Gérald Papy

Poutine, du pain et des jeux

Gérald Papy Rédacteur en chef adjoint

La première des élections qui désigneront cette année les maîtres de trois grandes puissances internationales ne ressemblera en rien aux deux autres. Point de bataille électorale acharnée à Moscou comme en France ou aux Etats-Unis, les Russes connaissent d’ores et déjà leur « nouveau » président : Vladimir Poutine.

Il sera élu ce dimanche 4 mars ou, ce qui serait déjà exceptionnel, lors d’un second tour. Ainsi va la Russie, colosse aux pieds d’argile (une population de 145 millions d’habitants à peine, face aux géants indien et chinois) qui ne s’est pas encore défait du pouvoir autoritaire ayant marqué son histoire contemporaine, sous les tsars ou sous les secrétaires généraux du Parti communiste.
Porte-parole du Mouvement des réformes démocratiques au début des années 1990, Vladimir Fédorovski voit d’ailleurs en Vladimir Poutine un héritier de Iouri Andropov, le dirigeant de l’Union soviétique de 1982 à 1984, parce qu’ « il renoue avec la tradition autoritaire de la Russie » après l’épisode Boris Eltsine : « Poutine a instauré un système oligarchique, avec un simulacre d’opposition parlementaire qui ne compte que d’anciens membres du KGB ou des communistes complaisants » (lire Le Roman du siècle rouge, coécrit avec Alexandre Adler, éditions du Rocher).
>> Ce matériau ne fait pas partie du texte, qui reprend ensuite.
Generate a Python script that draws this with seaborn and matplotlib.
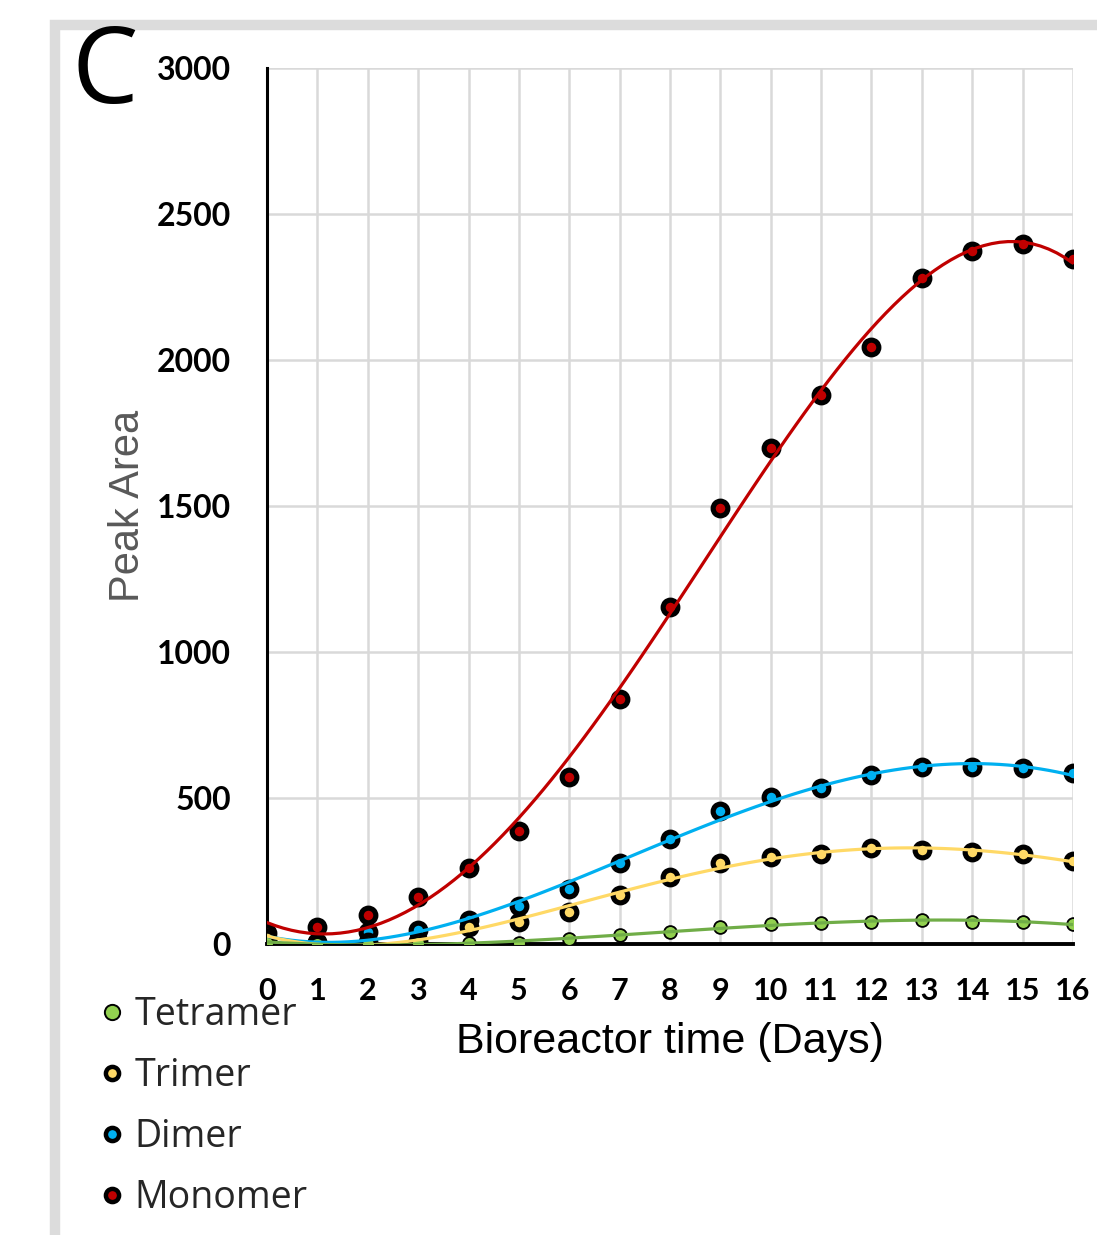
import numpy as np
import pandas as pd
import matplotlib
matplotlib.use('Agg')
import matplotlib.pyplot as plt
from matplotlib.lines import Line2D
from matplotlib.patches import Rectangle
import seaborn as sns

# data
days = list(range(17))
monomer = [39, 57, 99, 160, 259, 388, 572, 839, 1154, 1493, 1699, 1880, 2045, 2281, 2373, 2397, 2346]
dimer = [14, 8, 42, 48, 82, 131, 188, 277, 360, 456, 503, 534, 579, 607, 607, 602, 587]
trimer = [20, 5, 6, 10, 59, 77, 111, 168, 231, 278, 297, 310, 328, 322, 316, 307, 285]
tetramer = [5, 0, 0, 2, 3, 3, 17, 31, 42, 57, 68, 73, 77, 82, 77, 77, 68]

series_names = ['Monomer', 'Dimer', 'Trimer', 'Tetramer']
line_colors = {'Monomer': '#C00000', 'Dimer': '#00B0F0', 'Trimer': '#FFD966', 'Tetramer': '#70AD47'}
fill_colors = {'Monomer': '#C00000', 'Dimer': '#00B0F0', 'Trimer': '#FFD966', 'Tetramer': '#92D050'}

df = pd.DataFrame({'day': days * 4,
                   'area': monomer + dimer + trimer + tetramer,
                   'species': sum([[s] * len(days) for s in series_names], [])})

sns.set_style('white')
plt.rcParams['font.family'] = ['Lato', 'DejaVu Sans']

fig = plt.figure(figsize=(10.97, 12.35), dpi=100)
ax = fig.add_axes([0.2434, 0.2356, 0.7347, 0.7093])

# outer panel frame (light gray)
fig.patches.append(Rectangle((55 / 1097, -0.1), 1.2, 1 - 25 / 1235 + 0.1,
                             transform=fig.transFigure, fill=False,
                             edgecolor='#dcdcdc', linewidth=7.5, zorder=0))

# markers first, trend lines drawn over them
for name in series_names:
    sub = df[df['species'] == name]
    small = name == 'Tetramer'
    sns.scatterplot(data=sub, x='day', y='area', color=fill_colors[name],
                    s=85 if small else 112, edgecolor='black',
                    linewidth=1.3 if small else 3.7, zorder=4, ax=ax, legend=False)
for name in series_names:
    sub = df[df['species'] == name]
    sns.regplot(data=sub, x='day', y='area', order=4, ci=None, scatter=False,
                line_kws={'color': line_colors[name], 'lw': 2.3, 'zorder': 5}, ax=ax)

ax.set_xlim(0, 16)
ax.set_ylim(0, 3000)
ax.set_xticks(range(17))
ax.set_yticks(range(0, 3001, 500))
ax.grid(True, color='#d9d9d9', linewidth=1.8)
ax.set_axisbelow(True)
for side in ['top', 'right']:
    ax.spines[side].set_visible(False)
ax.spines['left'].set_linewidth(2.2)
ax.spines['bottom'].set_linewidth(2.8)
ax.spines['left'].set_color('black')
ax.spines['bottom'].set_color('black')
ax.tick_params(axis='y', direction='out', length=6, width=2, pad=20,
               labelsize=23, colors='black')
ax.tick_params(axis='x', direction='out', length=9, width=2.2, pad=15,
               labelsize=22, colors='black')
for lab in ax.get_xticklabels() + ax.get_yticklabels():
    lab.set_fontweight('bold')

ax.set_xlabel('Bioreactor time (Days)', fontsize=31, family='Liberation Sans',
              color='black', va='center')
ax.xaxis.set_label_coords(0.5, -0.112)
ax.set_ylabel('Peak Area', fontsize=30, family='Liberation Sans',
              color='#595959', va='center')
ax.yaxis.set_label_coords(-0.172, 0.5)

fig.text(72 / 1097, 1 - 75 / 1235, 'C', fontsize=76, family='Open Sans',
         ha='left', va='center', color='black')

legend_order = ['Tetramer', 'Trimer', 'Dimer', 'Monomer']
handles = []
for name in legend_order:
    small = name == 'Tetramer'
    handles.append(Line2D([], [], linestyle='none', marker='o',
                          markersize=11 if small else 9.5,
                          markerfacecolor=fill_colors[name], markeredgecolor='black',
                          markeredgewidth=1.4 if small else 3.2))
fig.legend(handles, legend_order, loc='upper left',
           bbox_to_anchor=(82 / 1097, 1 - 977 / 1235), frameon=False,
           prop={'family': 'Open Sans', 'size': 27}, handlelength=0.6,
           handletextpad=0.3, labelspacing=0.62, borderpad=0)

fig.savefig('out.png', dpi=100, facecolor='white')
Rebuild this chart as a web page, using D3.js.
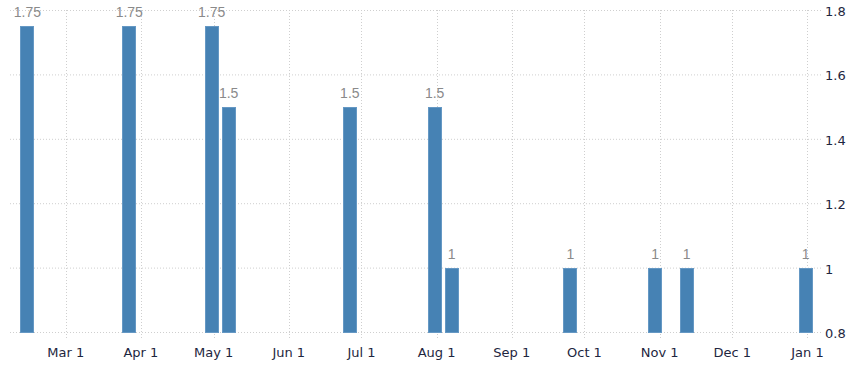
<!DOCTYPE html>
<meta charset="utf-8">
<style>
body{ margin:0; background:#fff; }
text{ font-family:"DejaVu Sans", sans-serif; font-size:13px; }
.grid line{ stroke:#cfcfcf; stroke-dasharray:1,2; }
.xlab{ fill:#1e2640; text-anchor:middle; }
.ylab{ fill:#1e2640; }
.val{ fill:#8a8a8a; text-anchor:middle; font-family:"Liberation Sans", Arial, sans-serif; font-size:14px; }
.bar{ fill:#4682b4; stroke:#6598c4; stroke-width:1; }
</style>
<body>
<script src="https://d3js.org/d3.v7.min.js"></script>
<script>
// rate decisions (date, value)
var dates = ["2019-02-13","2019-03-27","2019-04-30","2019-05-07","2019-06-26",
             "2019-07-31","2019-08-07","2019-09-25","2019-10-30","2019-11-12","2019-12-31"];
var values = [1.75, 1.75, 1.75, 1.5, 1.5, 1.5, 1, 1, 1, 1, 1];
var yTicks = [0.8, 1, 1.2, 1.4, 1.6, 1.8];
var xDomain = ["2019-02-06", "2020-01-07"];

var parse = d3.timeParse("%Y-%m-%d");
var data = dates.map(function(d, i){ return {date: parse(d), value: values[i]}; });

var W = 865, H = 371;
var svg = d3.select("body").append("svg").attr("width", W).attr("height", H);

var x = d3.scaleTime().domain(xDomain.map(parse)).range([10, 822]);
var y = d3.scaleLinear().domain([0.8, 1.8]).range([332, 10]);
var barW = 13;

var xTicks = d3.timeMonth.range(parse("2019-03-01"), parse("2020-01-02"));

// grid
var grid = svg.append("g").attr("class", "grid");
grid.selectAll(".h").data(yTicks).enter().append("line")
  .attr("x1", x.range()[0]).attr("x2", x.range()[1])
  .attr("y1", d => y(d) + 0.5).attr("y2", d => y(d) + 0.5);
grid.selectAll(".v").data(xTicks).enter().append("line")
  .attr("x1", d => Math.round(x(d)) + 0.5).attr("x2", d => Math.round(x(d)) + 0.5)
  .attr("y1", y(1.8)).attr("y2", y(0.8) + 6);

// bars
svg.selectAll(".bar").data(data).enter().append("rect")
  .attr("class", "bar")
  .attr("x", d => Math.round(x(d.date) - barW / 2) + 0.5)
  .attr("y", d => Math.round(y(d.value)) + 0.5)
  .attr("width", barW)
  .attr("height", d => y(0.8) - Math.round(y(d.value)));

// value labels
svg.selectAll(".val").data(data).enter().append("text")
  .attr("class", "val")
  .attr("x", d => x(d.date) + 0.5)
  .attr("y", d => y(d.value) - 9)
  .text(d => d3.format("")(d.value));

// x labels
svg.selectAll(".xlab").data(xTicks).enter().append("text")
  .attr("class", "xlab")
  .attr("x", d => x(d))
  .attr("y", 357)
  .text(d3.timeFormat("%b %-d"));

// y labels
svg.selectAll(".ylab").data(yTicks).enter().append("text")
  .attr("class", "ylab")
  .attr("x", 825)
  .attr("y", d => y(d) + 6)
  .text(d => d3.format("")(+d.toFixed(1)));
</script>
</body>
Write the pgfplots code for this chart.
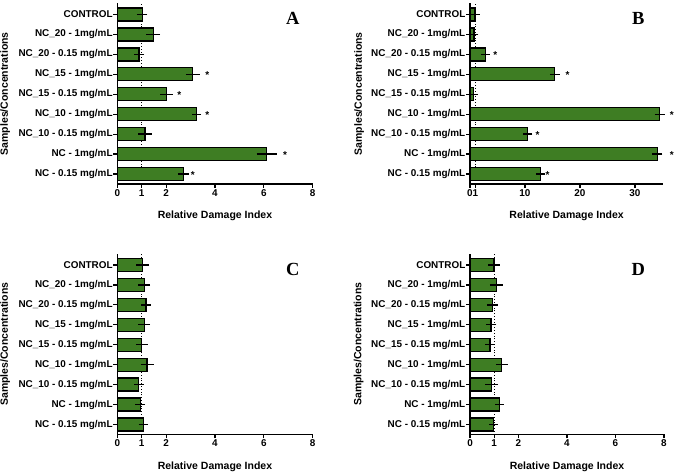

De cette « démocratie contrôlée », les illusionnistes de Moscou ont donné une démonstration à la fin de 2010 lorsque le protégé Dmitri Medvedev, devenu président en 2008 face à l’impossibilité constitutionnelle d’un troisième mandat consécutif de Poutine, a semblé s’émanciper du maître, revendiquer des accents plus libéraux et briguer la fonction présidentielle. Une chimère… Un an plus tard, Poutine, Premier ministre, était prié par… Medvedev de postuler à nouveau à la présidence au nom du parti Russie unie.
Mais les autocrates ont souvent le réflexe paranoïaque de vouloir trop en faire même quand cela ne s’avère pas nécessaire. En décembre 2011, les fraudes organisées par le pouvoir lors des élections législatives ont pour la première fois ébranlé l’image d’un Poutine insubmersible, héraut de la puissance nationale retrouvée.

Les manifestations répétées qui s’en sont suivies et les coups tordus dignes du KGB dont ont été victimes les leaders de la contestation (lire notre enquête en page 62) sont, pour certains, le début de la fin de l’hégémonie poutinienne. Depuis sa prison sibérienne, l’ancien président du groupe pétrolier Ioukos et opposant au Kremlin Mikhaïl Khodorkovski ose pronostiquer dans une tribune libre ( Le Monde du 28/02) que les classes moyennes russes éduquées, qui représenteront dans dix ans la majorité de la population, « demanderont leur place dans un système démocratique et pluraliste et n’accepteront pas qu’on la leur refuse ».

Ainsi Vladimir Poutine, qui a assis sa longévité politique sur la manne gazière et pétrolière, favorisant, il est vrai, une élévation du niveau de vie et l’émergence d’une classe moyenne étendue, périrait par là où il s’est construit. Les Jeux olympiques d’hiver de Sotchi sacreraient alors en 2014 son apothéose politique. A moins qu’ils ne représentent déjà sa tombe, au vu du fiasco financier mâtiné de corruption que les spécialistes prédisent à leurs organisateurs (lire en page 17). Ainsi va la Russie, loin de la démocratie.